From the Editor - Galore Creek Places the Spotlight on Feasibility Studies

- The lead news item for E&MJ this month covers the decision to suspend operations at Galore Creek based on escalating costs. Basically the owners, NovaGold and Teck Cominco, determined that capital costs would increase to C$5 billion or a 127% cost overrun. The study was completed during 2006, the decision was made to proceed, and less than two years later the joint venture partners were forced to pull the plug. The bad news for the mining business is that some suspect that this is the first of what could be a string of similar announcements. What makes this announcement so puzzling, especially to those that weathered more difficult periods for mining, is that this comes at a time when metal prices are at a zenith. But, so too are costs and then there’s the added twist of currency exchange rates. In this case, it’s a strengthening Canadian dollar.

In its simplest form, feasibility studies gather information to decide whether and how to proceed with a mining project. At the request of a mining company, an independent engineering firm defines the ore body based on anticipated metal prices. They then perform a wide survey of process development costs (mining plans, mill plans, etc.) and a cash flow analysis for the life of the mine based on an ore grade cut point. In the past, metal prices were the variables and mining costs were fairly constant. That is no longer the case today. Metal prices have steadily increased for the past two years, while mining costs have skyrocketed. It seems that no matter how fast the engineers recalibrate the equations, they can’t avoid cost overruns.

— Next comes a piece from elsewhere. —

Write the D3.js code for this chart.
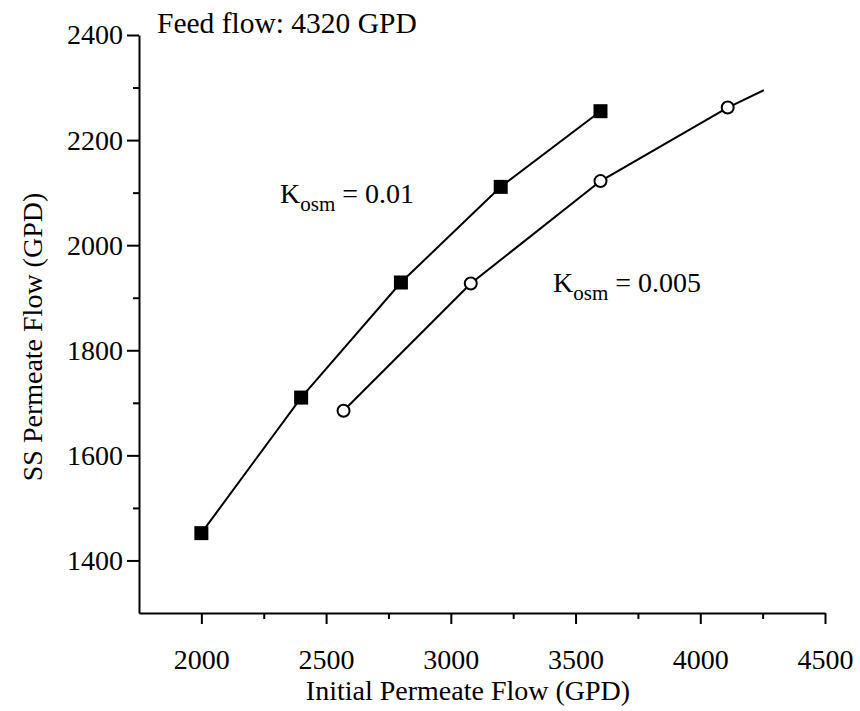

Theoretically, a properly prepared feasibility study should stop an unprofitable project from breaking ground. The Galore Creek study used a copper price of around $1.50/lb. The price of copper has not been that low since July 2005, which would lead one to believe that the project had a cushion. What the study didn’t account for was an accelerated increase in costs, including labor, equipment, steel, electricity, fuel, etc. In the case of this particular project, which is located in British Columbia, the potential labor pool for Galore Creek faced stiff competition from existing metal mines, coal mines and oil sands operations. The straw that broke the camel’s back, according to the company, was the tailings dam.

Ultimately, the suspension of Galore Creek will place more scrutiny on bankable feasibility studies worldwide. Cost overruns have become commonplace in the mining business. By definition, mining is a high-risk investment and well-informed investors know that high-risk means it’s likely that they will lose their money. The banks and stockholders that lend and lose the venture capital will not continue to accept this practice. Mining companies instinctively ask for as much latitude as possible before they undertake any project. To stay in business, the independent engineering firms will need to balance the needs of the mining company with more conservative calculations.

More conservative feasibility studies, however, will reduce the number of new projects in the pipeline. Less projects in the pipeline leads to higher metals prices on speculation, which enhances the economics of the ore body and the process comes full circle. The industry is only now coming to grips with how to deal with new projects in the era of the mining super cycle. Mining companies are considering lower grade deposits in more remote/risky parts of the world. Assuming that demand remains constant— and there are no signs that it will not—the engineers that succeed in this market will be the ones nimble enough to react to accelerated swings in costs. It also helps to have an investor with mining experience, deep pockets and patience.